In American politics, the next crisis is never far away. Whether it's a big-headline scandal or a routine backroom arm-twisting, politics practically can't exist without some kind of daily drama. Heck, "The West Wing" and "House of Cards" taught us that.
The most Beltway-shaking of all these crises is the "constitutional crisis," an inexact term that seems to be applied with all the discretion of a pitch for campaign contributions. "There is hardly a disagreement in American law, however slight," law professors Sanford Levinson and Jack Balkin wrote — nearly 10 years ago — in the University of Pennsylvania Law Review, "that someone will not label a 'constitutional crisis.'"
Checks and Balances
The last time we were talking about a constitutional crisis was when Chairman Jerrold Nadler (D-N.Y.) and the House Judiciary Committee decided to hold Attorney General William Barr in contempt of Congress in June 2019, for his failure to produce documents pertaining to special counsel Robert Mueller's nearly two-year investigation into Russian interference in the 2016 election. President Donald Trump answered by declaring the un-redacted portions of the report off-limits under executive privilege.
Thus, Nadler sounded the alarm. Speaker Nancy Pelosi (D-Calif.) backed him up. "We've talked for a long time about approaching a constitutional crisis. We are now in it," Nadler said on May 8, 2019. "[The executive branch is] uniformly rejecting subpoenas from Congress. This means that they have decided to oppose the role of Congress as a coordinate branch of government representing the American people."
This time the constitutional crisis also is regarding congressional oversight, but legal scholars are suggesting this instance it could be different. It's also about impeachment. And it revolves around a letter White House Counsel Pat Cipollone sent to congressional Democrats Oct. 8. The letter states the Trump administration won't cooperate in the ongoing impeachment inquiry, and accuses the inquiry of being invalid and unconstitutional.
The letter also states that "President Trump cannot permit his Administration to participate in this partisan inquiry under these circumstances." The letter reads as if Trump's attorney is essentially saying the idea of checks and balances doesn't pertain to his administration. If that's the case, this would technically be a breakdown of the U.S. structure of government as written in the Constitution.

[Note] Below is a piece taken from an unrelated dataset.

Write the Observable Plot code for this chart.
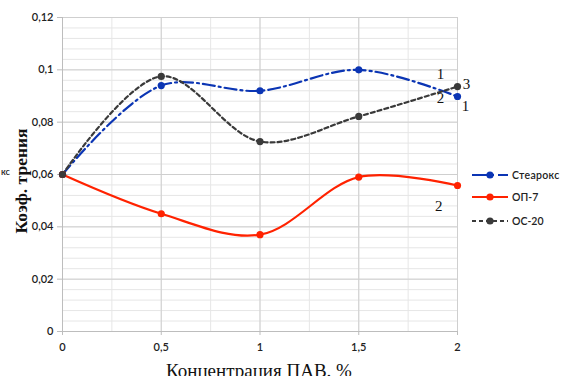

Is that a constitutional crisis?
What a Constitutional Crisis Looks Like
In their 2009 paper, Levinson and Balkin defined the term like this:
The authors offer three types of crises:
- When leaders claim the right to suspend the Constitution, or parts of it, to preserve social order.
- When leaders comply with the Constitution, but the political crisis remains or leads to disaster.
- When leaders disagree over what the Constitution means and who has specific powers.
Two political science professors offer their own definition of a "Constitutional crisis" in a post on the site fivethirtyeight.com. They suggest that crises arise ...
- When the Constitution doesn't spell out its intention;
- When it does but it's unclear;
- When what the Constitution states is not politically feasible;
- Or when governmental institutions and how they're set up under the Constitution fail to work together and a power struggle ensues.
The last one might hit closest to the current situation in the United States.
Is This a Crisis or Just D.C. Drama?
Constitutional crises may seem cheap — the Teapot Dome scandal; Watergate and the impeachment hearings of President Richard Nixon; the disputed 2000 presidential election; the impeachment of President Bill Clinton; congressional blocking of a Supreme Court nominee; even Trump's appropriation of money to build a border wall all have been slapped with the term — but true crises regarding the U.S. Constitution are probably not as common as all that drama may make them seem.
"People generally use the term 'constitutional crisis' to describe periods when institutions of government are clearly in conflict. But the mere existence of conflict, even profound conflict, cannot be the definition of crisis," Levinson and Malik wrote. "Government institutions are always in conflict."
Noah Feldman, a Felix Frankfurter Professor of Law at Harvard Law School, wrote in an op-ed for The New York Times that President Trump's refusal to respond to the House impeachment satisfies the two conditions for a constitutional crisis because the Constitution doesn't spell out how to proceed when "the House tries to exercise its constitutional power of oversight to investigate the president and the president flatly rejects the House's constitutional authority."
Professor Melissa Murray of New York University law school told The Washington Post "If Congress cannot exercise its power of oversight or its power of impeachment, it essentially means the president doesn't have to answer to anyone but the political process, which only comes around every four years. And that essentially makes the president a king."
Whatever it is — whether it's Washington as usual, or a disagreement that endangers the very document that upholds our democracy — the drama never ceases. That's American politics.
Last editorial update on Oct 9, 2019 02:35:14 pm.